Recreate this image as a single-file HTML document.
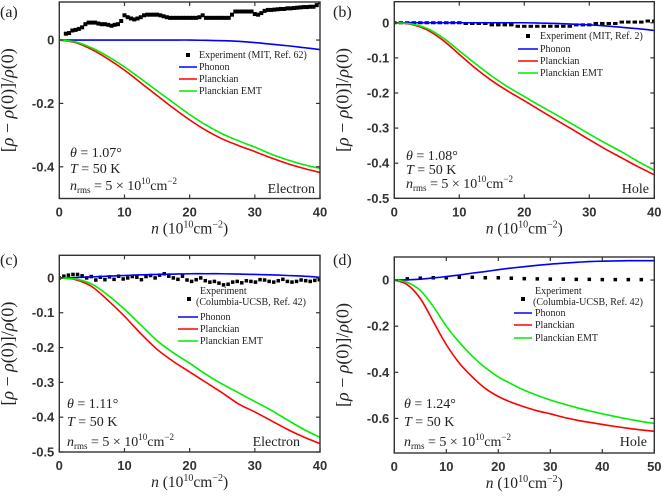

* * * * * * *

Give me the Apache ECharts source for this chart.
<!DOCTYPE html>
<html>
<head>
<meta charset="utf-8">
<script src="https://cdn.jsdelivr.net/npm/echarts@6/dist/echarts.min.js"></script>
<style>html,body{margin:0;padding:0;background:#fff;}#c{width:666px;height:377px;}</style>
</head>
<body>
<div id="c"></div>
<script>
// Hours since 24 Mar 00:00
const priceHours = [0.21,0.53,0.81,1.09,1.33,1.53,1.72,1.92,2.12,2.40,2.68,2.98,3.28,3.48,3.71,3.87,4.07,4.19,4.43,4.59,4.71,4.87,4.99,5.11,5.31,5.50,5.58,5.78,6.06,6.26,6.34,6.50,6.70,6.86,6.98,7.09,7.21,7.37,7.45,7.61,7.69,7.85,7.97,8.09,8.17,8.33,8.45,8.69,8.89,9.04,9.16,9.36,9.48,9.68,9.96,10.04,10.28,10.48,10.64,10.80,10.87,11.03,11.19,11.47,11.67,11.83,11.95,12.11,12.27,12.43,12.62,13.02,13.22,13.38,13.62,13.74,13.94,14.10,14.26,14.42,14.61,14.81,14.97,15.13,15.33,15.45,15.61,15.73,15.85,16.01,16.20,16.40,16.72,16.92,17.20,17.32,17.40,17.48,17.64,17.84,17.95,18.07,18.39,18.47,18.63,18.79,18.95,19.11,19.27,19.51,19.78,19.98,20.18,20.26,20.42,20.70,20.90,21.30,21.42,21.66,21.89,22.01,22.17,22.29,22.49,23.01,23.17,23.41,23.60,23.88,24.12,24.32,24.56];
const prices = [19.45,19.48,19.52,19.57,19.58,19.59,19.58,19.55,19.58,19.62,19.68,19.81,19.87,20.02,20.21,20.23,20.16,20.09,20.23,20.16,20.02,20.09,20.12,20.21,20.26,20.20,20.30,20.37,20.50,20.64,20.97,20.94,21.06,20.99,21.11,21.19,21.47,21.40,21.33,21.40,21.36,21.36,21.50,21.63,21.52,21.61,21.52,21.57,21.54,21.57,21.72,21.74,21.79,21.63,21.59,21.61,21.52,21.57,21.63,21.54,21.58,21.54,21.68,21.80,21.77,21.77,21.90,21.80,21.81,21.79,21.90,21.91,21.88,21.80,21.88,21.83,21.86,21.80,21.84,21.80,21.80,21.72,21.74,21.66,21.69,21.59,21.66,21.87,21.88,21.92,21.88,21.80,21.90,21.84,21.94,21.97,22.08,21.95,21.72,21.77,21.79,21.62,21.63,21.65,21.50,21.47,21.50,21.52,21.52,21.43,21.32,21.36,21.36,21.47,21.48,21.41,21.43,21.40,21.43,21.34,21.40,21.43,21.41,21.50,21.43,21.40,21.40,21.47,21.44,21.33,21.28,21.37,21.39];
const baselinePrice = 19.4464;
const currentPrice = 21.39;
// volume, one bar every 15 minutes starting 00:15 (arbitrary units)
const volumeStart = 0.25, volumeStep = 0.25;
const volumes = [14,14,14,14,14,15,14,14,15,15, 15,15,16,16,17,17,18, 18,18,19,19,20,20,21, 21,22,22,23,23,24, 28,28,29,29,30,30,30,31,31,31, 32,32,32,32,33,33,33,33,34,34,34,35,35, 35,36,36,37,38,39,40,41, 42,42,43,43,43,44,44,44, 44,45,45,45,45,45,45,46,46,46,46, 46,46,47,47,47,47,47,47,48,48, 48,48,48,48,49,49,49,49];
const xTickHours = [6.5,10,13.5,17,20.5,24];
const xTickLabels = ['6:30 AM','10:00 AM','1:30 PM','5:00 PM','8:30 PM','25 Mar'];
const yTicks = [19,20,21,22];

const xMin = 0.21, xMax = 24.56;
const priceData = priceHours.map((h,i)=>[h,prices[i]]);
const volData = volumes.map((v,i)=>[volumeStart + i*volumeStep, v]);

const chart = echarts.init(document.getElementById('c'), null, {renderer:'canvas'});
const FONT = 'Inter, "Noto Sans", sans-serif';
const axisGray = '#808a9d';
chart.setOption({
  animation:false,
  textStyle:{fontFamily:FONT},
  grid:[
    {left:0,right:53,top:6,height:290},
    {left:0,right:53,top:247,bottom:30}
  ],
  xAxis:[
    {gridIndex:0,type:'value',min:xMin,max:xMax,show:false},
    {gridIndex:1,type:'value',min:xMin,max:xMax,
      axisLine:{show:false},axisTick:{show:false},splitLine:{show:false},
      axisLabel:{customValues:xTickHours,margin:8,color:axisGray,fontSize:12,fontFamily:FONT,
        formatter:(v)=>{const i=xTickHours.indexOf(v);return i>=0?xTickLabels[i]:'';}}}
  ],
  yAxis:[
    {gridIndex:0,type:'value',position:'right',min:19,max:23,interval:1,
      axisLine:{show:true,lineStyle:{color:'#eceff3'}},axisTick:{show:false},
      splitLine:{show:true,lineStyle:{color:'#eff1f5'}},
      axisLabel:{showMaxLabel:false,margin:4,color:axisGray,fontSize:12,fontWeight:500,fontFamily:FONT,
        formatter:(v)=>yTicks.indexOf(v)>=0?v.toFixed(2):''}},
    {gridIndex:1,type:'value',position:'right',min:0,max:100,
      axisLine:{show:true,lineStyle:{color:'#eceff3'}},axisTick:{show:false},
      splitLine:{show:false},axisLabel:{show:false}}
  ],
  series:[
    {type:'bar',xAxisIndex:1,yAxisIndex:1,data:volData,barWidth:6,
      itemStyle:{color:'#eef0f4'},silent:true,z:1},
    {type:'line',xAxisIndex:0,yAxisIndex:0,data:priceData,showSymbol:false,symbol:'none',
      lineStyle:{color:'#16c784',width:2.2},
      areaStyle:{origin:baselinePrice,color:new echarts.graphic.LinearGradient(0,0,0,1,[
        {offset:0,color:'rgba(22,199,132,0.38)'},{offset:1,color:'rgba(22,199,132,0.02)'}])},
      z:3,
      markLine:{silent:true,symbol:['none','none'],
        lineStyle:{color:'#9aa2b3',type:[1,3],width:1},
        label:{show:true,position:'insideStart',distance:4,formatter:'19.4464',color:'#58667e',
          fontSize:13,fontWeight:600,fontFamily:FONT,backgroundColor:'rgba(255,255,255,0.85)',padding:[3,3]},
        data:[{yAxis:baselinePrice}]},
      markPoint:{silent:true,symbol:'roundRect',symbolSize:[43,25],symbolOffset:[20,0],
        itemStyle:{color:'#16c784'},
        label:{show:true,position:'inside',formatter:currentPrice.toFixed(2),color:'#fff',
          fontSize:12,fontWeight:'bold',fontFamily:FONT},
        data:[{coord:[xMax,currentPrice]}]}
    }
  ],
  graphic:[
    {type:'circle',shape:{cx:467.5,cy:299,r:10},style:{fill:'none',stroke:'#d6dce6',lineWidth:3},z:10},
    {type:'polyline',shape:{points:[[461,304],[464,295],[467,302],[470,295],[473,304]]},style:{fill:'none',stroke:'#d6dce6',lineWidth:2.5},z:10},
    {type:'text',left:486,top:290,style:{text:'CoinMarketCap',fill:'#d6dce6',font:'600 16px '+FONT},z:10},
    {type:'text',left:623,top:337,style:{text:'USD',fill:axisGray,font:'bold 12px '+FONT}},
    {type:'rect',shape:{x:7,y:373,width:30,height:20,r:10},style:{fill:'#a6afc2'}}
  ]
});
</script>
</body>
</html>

* * * * * * *

• Given task
Extract all lines of the records above that include "document".

• Result of this exercise
Recreate this image as a single-file HTML document.
const chart = echarts.init(document.getElementById('c'), null, {renderer:'canvas'});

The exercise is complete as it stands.